# [What to work on]
Retype the opening lines of the listing below, ending with the line that contains "nan = np.nan", and leave out any pictures.

── Data segment ──

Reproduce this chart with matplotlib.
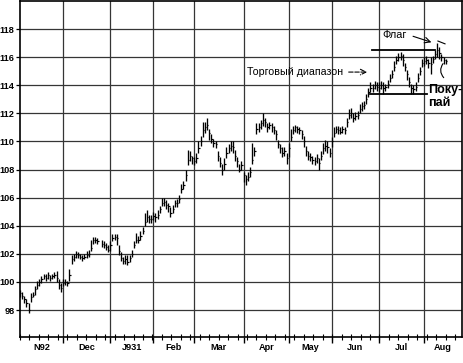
import numpy as np
import matplotlib
matplotlib.use("Agg")
import matplotlib.pyplot as plt
from matplotlib import transforms

nan = np.nan

# daily high / low / close, Nov 1992 - Aug 1993 (one value per trading day)
close = [
    # Nov
    99.2, 99.0, 98.8, 98.5, 98.0, 98.9, 99.1, 99.5, 99.8, 100.0,
    100.2, 100.4, 100.3, 100.5, 100.3, 100.4, 100.5, 100.3, 99.8, 99.6,
    # Dec
    99.9, 100.0, 99.9, 100.5, 101.6, 101.8, 102.0, 101.9, 101.8, 101.7, 101.8,
    101.9, 102.0, 102.4, 103.0, 103.0, 102.9, nan, 102.7, 102.6, 102.5, 102.3,
    # Jan
    102.6, 103.1, 103.2, 103.1, 102.2, 101.7, 101.5, 101.6, 101.4, 101.7,
    102.0, 102.6, 103.0, 103.0, 103.3, 103.6, 104.3, 104.6, 104.5, 104.5,
    # Feb
    104.7, 104.6, 104.8, 105.2, 105.6, 105.7, 105.5, 105.4, 104.9, 105.2,
    105.6, 105.6, 105.9, 106.6, 106.9, 107.6, 108.7, 109.0, 108.8,
    # Mar
    108.6, 108.8, 109.5, 110.0, 110.8, 111.0, 111.2, 110.6, 110.2, 109.9, 109.8, 109.0,
    108.5, 108.0, 108.4, 109.2, 109.5, 109.7, 109.6, 109.0, 108.6, 108.0, 108.3,
    # Apr
    107.6, 107.3, 107.5, 107.8, 108.7, 109.3, 110.9, 111.0, 111.3, 111.5, 111.4,
    111.0, 111.2, 111.0, 110.8, 110.5, 109.8, 109.5, 109.2, 109.3, 108.8,
    # May
    109.5, 110.3, 110.8, 111.0, 110.9, 110.8, 110.5, 110.0, 109.3, 109.0,
    108.9, 108.7, 108.6, 108.8, 108.5, 109.0, 109.5, 109.7, 109.6, 109.2,
    # Jun
    110.0, 110.6, 110.9, 110.8, 110.7, 110.9, 110.8, 111.4, 111.9, 112.0, 111.7,
    111.8, 111.9, 112.3, 112.5, 112.6, 113.0, 113.5, 113.8, 113.8, 114.0, 113.9,
    # Jul
    113.8, 114.0, 113.8, 113.9, 114.1, 114.5, 114.8, 115.3, 115.8, 116.0, 116.1,
    115.8, 115.3, 114.8, 114.2, 113.8, 113.7, 113.9, 114.5, 115.0, 115.6,
    # Aug
    115.7, 115.8, 115.6, 115.5, 115.9, 116.2, 116.5, 116.3, 116.0, 115.8, 115.7,
]
high = [
    99.4, 99.3, 99.0, 98.8, 98.5, 99.2, 99.3, 99.7, 100.1, 100.2,
    100.4, 100.6, 100.6, 100.7, 100.5, 100.6, 100.7, 100.8, 100.2, 99.9,
    100.2, 100.2, 100.1, 100.9, 101.9, 102.0, 102.2, 102.1, 102.0, 101.9, 102.0,
    102.2, 102.3, 103.0, 103.2, 103.2, 103.1, nan, 103.0, 102.9, 102.8, 102.6,
    102.9, 103.4, 103.4, 103.4, 102.6, 102.1, 101.8, 101.9, 101.9, 101.9,
    102.3, 102.9, 103.5, 103.3, 103.6, 103.9, 104.9, 105.1, 104.8, 104.8,
    105.0, 104.9, 105.1, 105.4, 106.0, 106.0, 105.8, 105.6, 105.3, 105.5,
    105.8, 105.9, 106.2, 107.0, 107.2, 108.0, 109.4, 109.3, 109.0,
    108.9, 109.2, 110.0, 110.4, 111.4, 111.4, 111.7, 110.9, 110.5, 110.2, 110.0, 109.3,
    108.9, 108.4, 108.8, 109.6, 109.8, 110.0, 110.0, 109.4, 108.9, 108.4, 108.6,
    107.8, 107.6, 107.8, 108.2, 109.9, 109.6, 111.3, 111.3, 111.5, 112.0, 111.7,
    111.3, 111.4, 111.3, 111.1, 110.8, 110.1, 109.8, 109.6, 109.6, 109.2,
    109.9, 110.9, 111.1, 111.2, 111.1, 111.0, 110.8, 110.4, 109.7, 109.3,
    109.2, 109.0, 108.9, 109.1, 108.8, 109.3, 109.9, 110.1, 110.0, 109.5,
    110.3, 111.0, 111.1, 111.1, 111.0, 111.1, 111.0, 111.7, 112.3, 112.4, 112.0,
    112.1, 112.2, 112.7, 112.8, 112.9, 113.4, 113.8, 114.2, 114.1, 114.3, 114.2,
    114.2, 114.3, 114.2, 114.1, 114.4, 114.8, 115.1, 115.7, 116.1, 116.3, 116.4,
    116.2, 115.6, 115.1, 114.6, 114.1, 114.0, 114.2, 114.9, 115.3, 115.9,
    116.0, 116.1, 115.9, 116.0, 116.1, 116.5, 117.0, 116.7, 116.2, 116.0, 115.9,
]
low = [
    98.9, 98.8, 98.5, 98.2, 97.8, 98.6, 98.9, 99.1, 99.5, 99.7,
    99.9, 100.2, 100.1, 100.2, 100.1, 100.2, 100.3, 100.0, 99.5, 99.3,
    99.7, 99.8, 99.7, 100.1, 101.3, 101.5, 101.7, 101.7, 101.6, 101.5, 101.6,
    101.7, 101.8, 102.2, 102.7, 102.8, 102.7, nan, 102.5, 102.4, 102.3, 102.1,
    102.2, 102.9, 103.0, 102.6, 101.9, 101.5, 101.3, 101.3, 101.2, 101.4,
    101.8, 102.4, 102.8, 102.8, 103.0, 103.4, 104.0, 104.3, 104.2, 104.2,
    104.4, 104.3, 104.5, 104.9, 105.4, 105.4, 105.2, 105.0, 104.6, 104.9,
    105.3, 105.3, 105.6, 106.3, 106.6, 107.2, 108.3, 108.6, 108.4,
    108.3, 108.5, 109.2, 109.7, 110.3, 110.6, 110.8, 110.1, 109.9, 109.6, 109.5, 108.6,
    108.2, 107.6, 108.0, 108.8, 109.2, 109.3, 109.2, 108.6, 108.2, 107.8, 108.0,
    107.1, 106.9, 107.2, 107.5, 108.4, 109.0, 110.5, 110.7, 110.9, 111.1, 111.0,
    110.7, 110.9, 110.7, 110.5, 110.1, 109.5, 109.2, 108.9, 109.0, 108.4,
    108.9, 110.0, 110.5, 110.7, 110.6, 110.5, 110.2, 109.6, 109.0, 108.7,
    108.6, 108.4, 108.3, 108.5, 108.0, 108.7, 109.1, 109.3, 109.2, 108.9,
    109.6, 110.3, 110.6, 110.5, 110.5, 110.6, 110.5, 111.0, 111.6, 111.7, 111.4,
    111.5, 111.6, 112.0, 112.2, 112.3, 112.7, 113.2, 113.5, 113.5, 113.7, 113.6,
    113.5, 113.7, 113.4, 113.6, 113.8, 114.2, 114.5, 115.0, 115.5, 115.7, 115.8,
    115.4, 115.0, 114.4, 113.9, 113.4, 113.4, 113.6, 114.2, 114.7, 115.3,
    115.4, 115.5, 115.2, 114.8, 115.6, 115.9, 116.0, 115.9, 115.7, 115.5, 115.5,
]

month_labels = ["N92", "Dec", "J931", "Feb", "Mar", "Apr", "May", "Jun", "Jul", "Aug"]
month_days = [20, 22, 20, 19, 23, 21, 20, 22, 21, 17.6]   # trading days per month shown
price_ticks = [98, 100, 102, 104, 106, 108, 110, 112, 114, 116, 118]

range_top, range_bottom = 116.5, 113.35

fig = plt.figure(figsize=(4.64, 3.63), dpi=100)
fig.patch.set_facecolor("white")
ax = fig.add_axes([20 / 464, 1 - 337 / 363, 442 / 464, 336 / 363])

bounds = np.concatenate([[0], np.cumsum(month_days)])
ax.set_xlim(0, bounds[-1])
ax.set_ylim(96.08, 120.0)

# grid: price every 2 points, vertical lines at month boundaries
ax.set_yticks(price_ticks)
ax.set_xticks(bounds[1:-1])
ax.set_xticklabels([])
ax.grid(True, color="#353535", linewidth=0.9)
ax.set_axisbelow(True)
ax.set_xticks(np.arange(0, bounds[-1], 4.4), minor=True)

ax.tick_params(axis="y", direction="out", length=3, width=0.9, pad=1,
               labelsize=6.6, colors="black")
ax.tick_params(axis="x", which="major", direction="out", length=4, width=1.0)
ax.tick_params(axis="x", which="minor", direction="inout", length=4, width=0.8)
for lab in ax.get_yticklabels():
    lab.set_fontweight("bold")
    lab.set_family("Liberation Sans")

for s in ax.spines.values():
    s.set_linewidth(1.2)
    s.set_color("black")

# month labels centred in each month
trans = transforms.blended_transform_factory(ax.transData, ax.transAxes)
for i, name in enumerate(month_labels):
    ax.text((bounds[i] + bounds[i + 1]) / 2, -0.03, name, transform=trans,
            ha="center", va="center", fontsize=6.6, fontweight="bold",
            family="Liberation Sans")

# HLC bars
c = np.array(close)
h = np.array(high)
l = np.array(low)
x = np.arange(len(c))
ok = ~np.isnan(c)
ax.vlines(x[ok], l[ok], h[ok], color="black", linewidth=0.95)
ax.hlines(c[ok], x[ok], x[ok] + 0.6, color="black", linewidth=0.85)

# trading range lines
ax.plot([163.7, 193.0], [range_top, range_top], color="black", linewidth=1.3)
ax.plot([162.8, 189.3], [range_bottom, range_bottom], color="black", linewidth=1.3)

# flag
ax.plot([194.4, 197.7], [117.15, 116.95], color="black", linewidth=0.8)
ax.annotate("", xy=(198.0, 114.4), xytext=(197.6, 115.7),
            arrowprops=dict(arrowstyle="-", color="black", linewidth=0.8,
                            connectionstyle="arc3,rad=0.5"))

ax.text(168.4, 117.57, "Флаг", fontsize=7.8, family="Liberation Sans",
        ha="left", va="center")
ax.annotate("", xy=(192.6, 117.0), xytext=(181.6, 117.55),
            arrowprops=dict(arrowstyle="->", color="black", linewidth=0.8))

ax.text(105.6, 114.94, "Торговый диапазон", fontsize=7.7, family="Liberation Sans",
        ha="left", va="center")
ax.annotate("", xy=(162.8, 114.94), xytext=(151.6, 114.94),
            arrowprops=dict(arrowstyle="->", color="black", linewidth=0.8,
                            linestyle=(0, (4, 1.5))))

ax.text(189.8, 113.66, "Поку-", fontsize=9, fontweight="bold",
        family="Liberation Sans", ha="left", va="center")
ax.text(189.8, 112.75, "пай", fontsize=9, fontweight="bold",
        family="Liberation Sans", ha="left", va="center")

fig.savefig("out.png", dpi=100, facecolor="white")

───

# [Solution for this exercise]
Reproduce this chart with matplotlib.
import numpy as np
import matplotlib
matplotlib.use("Agg")
import matplotlib.pyplot as plt
from matplotlib import transforms

nan = np.nan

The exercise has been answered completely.